[begin Given material]

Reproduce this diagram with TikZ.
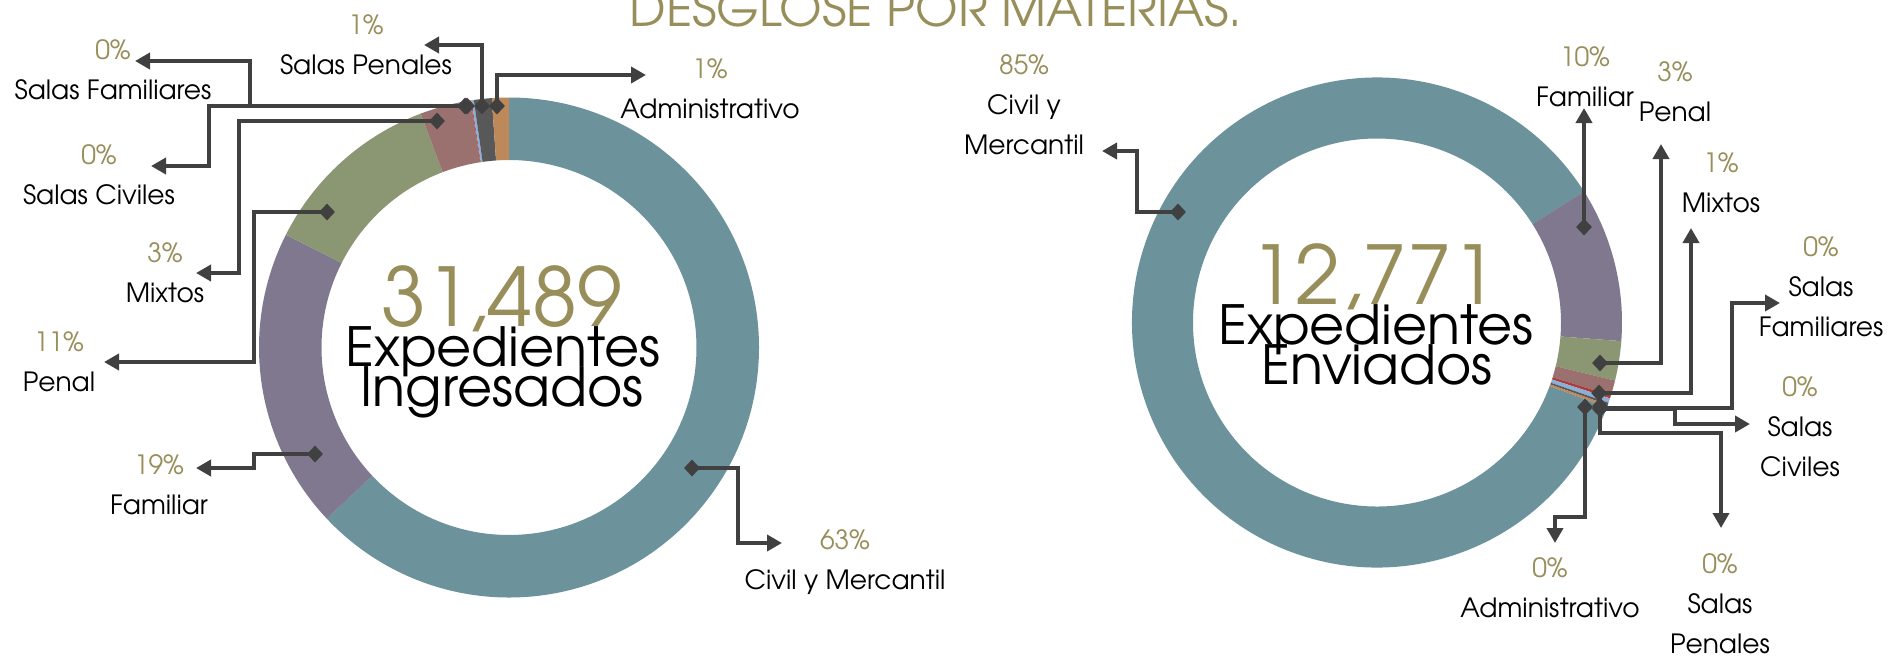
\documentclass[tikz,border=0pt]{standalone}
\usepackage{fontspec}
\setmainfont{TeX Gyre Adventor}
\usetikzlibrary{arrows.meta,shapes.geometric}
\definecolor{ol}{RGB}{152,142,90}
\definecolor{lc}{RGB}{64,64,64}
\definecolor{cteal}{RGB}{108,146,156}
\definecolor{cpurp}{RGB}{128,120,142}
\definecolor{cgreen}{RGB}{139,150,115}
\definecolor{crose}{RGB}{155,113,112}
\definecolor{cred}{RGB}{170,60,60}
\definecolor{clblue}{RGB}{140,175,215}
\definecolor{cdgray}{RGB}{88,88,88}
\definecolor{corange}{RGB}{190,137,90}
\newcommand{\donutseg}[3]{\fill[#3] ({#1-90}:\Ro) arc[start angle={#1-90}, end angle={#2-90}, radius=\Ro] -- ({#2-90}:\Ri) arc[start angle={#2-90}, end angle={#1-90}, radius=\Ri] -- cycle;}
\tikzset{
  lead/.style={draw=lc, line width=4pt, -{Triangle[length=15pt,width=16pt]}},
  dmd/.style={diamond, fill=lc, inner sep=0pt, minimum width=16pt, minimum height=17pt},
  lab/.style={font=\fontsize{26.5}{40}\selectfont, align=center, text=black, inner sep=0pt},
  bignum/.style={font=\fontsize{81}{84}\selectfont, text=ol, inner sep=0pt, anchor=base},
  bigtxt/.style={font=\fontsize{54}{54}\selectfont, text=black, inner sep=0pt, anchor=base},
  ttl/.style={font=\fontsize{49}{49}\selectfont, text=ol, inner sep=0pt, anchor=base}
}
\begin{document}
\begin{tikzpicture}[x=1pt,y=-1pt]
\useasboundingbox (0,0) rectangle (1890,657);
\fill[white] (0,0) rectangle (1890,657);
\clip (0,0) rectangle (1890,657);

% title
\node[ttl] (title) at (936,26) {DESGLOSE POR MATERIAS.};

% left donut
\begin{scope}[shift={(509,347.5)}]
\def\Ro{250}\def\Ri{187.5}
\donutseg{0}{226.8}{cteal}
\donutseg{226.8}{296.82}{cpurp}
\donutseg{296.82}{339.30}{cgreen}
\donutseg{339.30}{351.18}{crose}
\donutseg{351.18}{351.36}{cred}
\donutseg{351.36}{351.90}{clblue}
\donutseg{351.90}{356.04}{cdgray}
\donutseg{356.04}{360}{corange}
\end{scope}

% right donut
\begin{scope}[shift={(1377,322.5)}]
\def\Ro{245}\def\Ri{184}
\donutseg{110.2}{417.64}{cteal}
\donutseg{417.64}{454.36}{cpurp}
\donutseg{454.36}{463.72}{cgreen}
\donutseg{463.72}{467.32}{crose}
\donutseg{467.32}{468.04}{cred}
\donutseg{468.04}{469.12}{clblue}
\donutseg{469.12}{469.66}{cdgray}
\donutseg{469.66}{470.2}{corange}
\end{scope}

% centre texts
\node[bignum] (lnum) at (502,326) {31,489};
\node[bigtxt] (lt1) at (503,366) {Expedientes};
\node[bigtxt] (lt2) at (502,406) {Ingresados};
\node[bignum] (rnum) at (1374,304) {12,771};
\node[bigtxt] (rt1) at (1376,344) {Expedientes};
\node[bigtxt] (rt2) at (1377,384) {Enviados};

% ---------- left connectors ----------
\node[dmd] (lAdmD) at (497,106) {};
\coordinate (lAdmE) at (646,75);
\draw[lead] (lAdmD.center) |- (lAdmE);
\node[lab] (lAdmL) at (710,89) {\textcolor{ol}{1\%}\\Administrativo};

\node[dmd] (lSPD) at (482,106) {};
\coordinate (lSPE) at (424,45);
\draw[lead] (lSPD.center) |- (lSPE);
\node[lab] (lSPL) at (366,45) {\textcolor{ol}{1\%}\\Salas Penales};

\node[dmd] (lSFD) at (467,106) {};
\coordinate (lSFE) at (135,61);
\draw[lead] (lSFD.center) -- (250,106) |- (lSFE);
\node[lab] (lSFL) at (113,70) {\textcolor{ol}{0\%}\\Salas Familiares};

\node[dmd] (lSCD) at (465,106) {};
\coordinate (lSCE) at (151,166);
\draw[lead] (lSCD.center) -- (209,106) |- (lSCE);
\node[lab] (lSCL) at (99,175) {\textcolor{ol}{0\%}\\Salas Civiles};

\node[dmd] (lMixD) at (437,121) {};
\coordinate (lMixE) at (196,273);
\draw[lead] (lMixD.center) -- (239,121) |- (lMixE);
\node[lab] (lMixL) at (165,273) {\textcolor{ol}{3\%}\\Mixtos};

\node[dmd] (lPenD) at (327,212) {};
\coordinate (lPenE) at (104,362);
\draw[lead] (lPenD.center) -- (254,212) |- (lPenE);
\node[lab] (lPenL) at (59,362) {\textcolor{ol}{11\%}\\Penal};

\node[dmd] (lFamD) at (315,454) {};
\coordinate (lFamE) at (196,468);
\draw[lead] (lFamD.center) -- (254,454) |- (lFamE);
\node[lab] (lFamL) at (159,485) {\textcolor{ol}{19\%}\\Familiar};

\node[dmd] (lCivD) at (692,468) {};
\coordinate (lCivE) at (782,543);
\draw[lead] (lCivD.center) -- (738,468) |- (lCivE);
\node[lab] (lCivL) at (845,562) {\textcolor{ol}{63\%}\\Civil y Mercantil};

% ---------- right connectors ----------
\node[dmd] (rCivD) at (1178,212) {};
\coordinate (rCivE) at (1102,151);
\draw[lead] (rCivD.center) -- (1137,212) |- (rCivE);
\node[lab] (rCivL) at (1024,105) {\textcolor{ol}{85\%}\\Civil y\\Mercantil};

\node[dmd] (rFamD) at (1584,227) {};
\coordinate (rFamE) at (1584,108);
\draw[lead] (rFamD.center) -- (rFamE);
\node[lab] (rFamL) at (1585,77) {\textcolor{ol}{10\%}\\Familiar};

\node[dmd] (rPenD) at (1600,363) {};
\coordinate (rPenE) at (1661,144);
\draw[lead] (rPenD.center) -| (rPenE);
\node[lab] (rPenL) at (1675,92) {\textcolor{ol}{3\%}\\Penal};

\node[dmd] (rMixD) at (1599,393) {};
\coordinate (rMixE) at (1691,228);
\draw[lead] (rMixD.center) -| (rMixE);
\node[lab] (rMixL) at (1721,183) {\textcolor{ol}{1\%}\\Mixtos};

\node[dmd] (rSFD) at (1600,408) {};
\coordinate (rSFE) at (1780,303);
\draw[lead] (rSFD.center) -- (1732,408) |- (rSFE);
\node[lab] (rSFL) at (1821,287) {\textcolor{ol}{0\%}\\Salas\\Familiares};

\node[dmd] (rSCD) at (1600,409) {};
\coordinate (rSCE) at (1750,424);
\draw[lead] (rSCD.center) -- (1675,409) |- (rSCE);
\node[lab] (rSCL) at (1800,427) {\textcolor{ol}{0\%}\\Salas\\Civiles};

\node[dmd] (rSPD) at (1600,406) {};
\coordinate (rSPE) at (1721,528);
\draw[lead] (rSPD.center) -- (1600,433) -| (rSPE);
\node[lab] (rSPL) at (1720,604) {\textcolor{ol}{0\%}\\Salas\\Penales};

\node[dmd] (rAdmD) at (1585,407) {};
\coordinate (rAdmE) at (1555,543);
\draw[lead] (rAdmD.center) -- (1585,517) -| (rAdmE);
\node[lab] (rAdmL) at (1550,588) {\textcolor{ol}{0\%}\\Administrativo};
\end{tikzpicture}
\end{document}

[end Given material]

> _What this task involves_: Write out the material above again, word for word, minus its pictures.

> _Finished task_:
Reproduce this diagram with TikZ.
\documentclass[tikz,border=0pt]{standalone}
\usepackage{fontspec}
\setmainfont{TeX Gyre Adventor}
\usetikzlibrary{arrows.meta,shapes.geometric}
\definecolor{ol}{RGB}{152,142,90}
\definecolor{lc}{RGB}{64,64,64}
\definecolor{cteal}{RGB}{108,146,156}
\definecolor{cpurp}{RGB}{128,120,142}
\definecolor{cgreen}{RGB}{139,150,115}
\definecolor{crose}{RGB}{155,113,112}
\definecolor{cred}{RGB}{170,60,60}
\definecolor{clblue}{RGB}{140,175,215}
\definecolor{cdgray}{RGB}{88,88,88}
\definecolor{corange}{RGB}{190,137,90}
\newcommand{\donutseg}[3]{\fill[#3] ({#1-90}:\Ro) arc[start angle={#1-90}, end angle={#2-90}, radius=\Ro] -- ({#2-90}:\Ri) arc[start angle={#2-90}, end angle={#1-90}, radius=\Ri] -- cycle;}
\tikzset{
  lead/.style={draw=lc, line width=4pt, -{Triangle[length=15pt,width=16pt]}},
  dmd/.style={diamond, fill=lc, inner sep=0pt, minimum width=16pt, minimum height=17pt},
  lab/.style={font=\fontsize{26.5}{40}\selectfont, align=center, text=black, inner sep=0pt},
  bignum/.style={font=\fontsize{81}{84}\selectfont, text=ol, inner sep=0pt, anchor=base},
  bigtxt/.style={font=\fontsize{54}{54}\selectfont, text=black, inner sep=0pt, anchor=base},
  ttl/.style={font=\fontsize{49}{49}\selectfont, text=ol, inner sep=0pt, anchor=base}
}
\begin{document}
\begin{tikzpicture}[x=1pt,y=-1pt]
\useasboundingbox (0,0) rectangle (1890,657);
\fill[white] (0,0) rectangle (1890,657);
\clip (0,0) rectangle (1890,657);

% title
\node[ttl] (title) at (936,26) {DESGLOSE POR MATERIAS.};

% left donut
\begin{scope}[shift={(509,347.5)}]
\def\Ro{250}\def\Ri{187.5}
\donutseg{0}{226.8}{cteal}
\donutseg{226.8}{296.82}{cpurp}
\donutseg{296.82}{339.30}{cgreen}
\donutseg{339.30}{351.18}{crose}
\donutseg{351.18}{351.36}{cred}
\donutseg{351.36}{351.90}{clblue}
\donutseg{351.90}{356.04}{cdgray}
\donutseg{356.04}{360}{corange}
\end{scope}

% right donut
\begin{scope}[shift={(1377,322.5)}]
\def\Ro{245}\def\Ri{184}
\donutseg{110.2}{417.64}{cteal}
\donutseg{417.64}{454.36}{cpurp}
\donutseg{454.36}{463.72}{cgreen}
\donutseg{463.72}{467.32}{crose}
\donutseg{467.32}{468.04}{cred}
\donutseg{468.04}{469.12}{clblue}
\donutseg{469.12}{469.66}{cdgray}
\donutseg{469.66}{470.2}{corange}
\end{scope}

% centre texts
\node[bignum] (lnum) at (502,326) {31,489};
\node[bigtxt] (lt1) at (503,366) {Expedientes};
\node[bigtxt] (lt2) at (502,406) {Ingresados};
\node[bignum] (rnum) at (1374,304) {12,771};
\node[bigtxt] (rt1) at (1376,344) {Expedientes};
\node[bigtxt] (rt2) at (1377,384) {Enviados};

% ---------- left connectors ----------
\node[dmd] (lAdmD) at (497,106) {};
\coordinate (lAdmE) at (646,75);
\draw[lead] (lAdmD.center) |- (lAdmE);
\node[lab] (lAdmL) at (710,89) {\textcolor{ol}{1\%}\\Administrativo};

\node[dmd] (lSPD) at (482,106) {};
\coordinate (lSPE) at (424,45);
\draw[lead] (lSPD.center) |- (lSPE);
\node[lab] (lSPL) at (366,45) {\textcolor{ol}{1\%}\\Salas Penales};

\node[dmd] (lSFD) at (467,106) {};
\coordinate (lSFE) at (135,61);
\draw[lead] (lSFD.center) -- (250,106) |- (lSFE);
\node[lab] (lSFL) at (113,70) {\textcolor{ol}{0\%}\\Salas Familiares};

\node[dmd] (lSCD) at (465,106) {};
\coordinate (lSCE) at (151,166);
\draw[lead] (lSCD.center) -- (209,106) |- (lSCE);
\node[lab] (lSCL) at (99,175) {\textcolor{ol}{0\%}\\Salas Civiles};

\node[dmd] (lMixD) at (437,121) {};
\coordinate (lMixE) at (196,273);
\draw[lead] (lMixD.center) -- (239,121) |- (lMixE);
\node[lab] (lMixL) at (165,273) {\textcolor{ol}{3\%}\\Mixtos};

\node[dmd] (lPenD) at (327,212) {};
\coordinate (lPenE) at (104,362);
\draw[lead] (lPenD.center) -- (254,212) |- (lPenE);
\node[lab] (lPenL) at (59,362) {\textcolor{ol}{11\%}\\Penal};

\node[dmd] (lFamD) at (315,454) {};
\coordinate (lFamE) at (196,468);
\draw[lead] (lFamD.center) -- (254,454) |- (lFamE);
\node[lab] (lFamL) at (159,485) {\textcolor{ol}{19\%}\\Familiar};

\node[dmd] (lCivD) at (692,468) {};
\coordinate (lCivE) at (782,543);
\draw[lead] (lCivD.center) -- (738,468) |- (lCivE);
\node[lab] (lCivL) at (845,562) {\textcolor{ol}{63\%}\\Civil y Mercantil};

% ---------- right connectors ----------
\node[dmd] (rCivD) at (1178,212) {};
\coordinate (rCivE) at (1102,151);
\draw[lead] (rCivD.center) -- (1137,212) |- (rCivE);
\node[lab] (rCivL) at (1024,105) {\textcolor{ol}{85\%}\\Civil y\\Mercantil};

\node[dmd] (rFamD) at (1584,227) {};
\coordinate (rFamE) at (1584,108);
\draw[lead] (rFamD.center) -- (rFamE);
\node[lab] (rFamL) at (1585,77) {\textcolor{ol}{10\%}\\Familiar};

\node[dmd] (rPenD) at (1600,363) {};
\coordinate (rPenE) at (1661,144);
\draw[lead] (rPenD.center) -| (rPenE);
\node[lab] (rPenL) at (1675,92) {\textcolor{ol}{3\%}\\Penal};

\node[dmd] (rMixD) at (1599,393) {};
\coordinate (rMixE) at (1691,228);
\draw[lead] (rMixD.center) -| (rMixE);
\node[lab] (rMixL) at (1721,183) {\textcolor{ol}{1\%}\\Mixtos};

\node[dmd] (rSFD) at (1600,408) {};
\coordinate (rSFE) at (1780,303);
\draw[lead] (rSFD.center) -- (1732,408) |- (rSFE);
\node[lab] (rSFL) at (1821,287) {\textcolor{ol}{0\%}\\Salas\\Familiares};

\node[dmd] (rSCD) at (1600,409) {};
\coordinate (rSCE) at (1750,424);
\draw[lead] (rSCD.center) -- (1675,409) |- (rSCE);
\node[lab] (rSCL) at (1800,427) {\textcolor{ol}{0\%}\\Salas\\Civiles};

\node[dmd] (rSPD) at (1600,406) {};
\coordinate (rSPE) at (1721,528);
\draw[lead] (rSPD.center) -- (1600,433) -| (rSPE);
\node[lab] (rSPL) at (1720,604) {\textcolor{ol}{0\%}\\Salas\\Penales};

\node[dmd] (rAdmD) at (1585,407) {};
\coordinate (rAdmE) at (1555,543);
\draw[lead] (rAdmD.center) -- (1585,517) -| (rAdmE);
\node[lab] (rAdmL) at (1550,588) {\textcolor{ol}{0\%}\\Administrativo};
\end{tikzpicture}
\end{document}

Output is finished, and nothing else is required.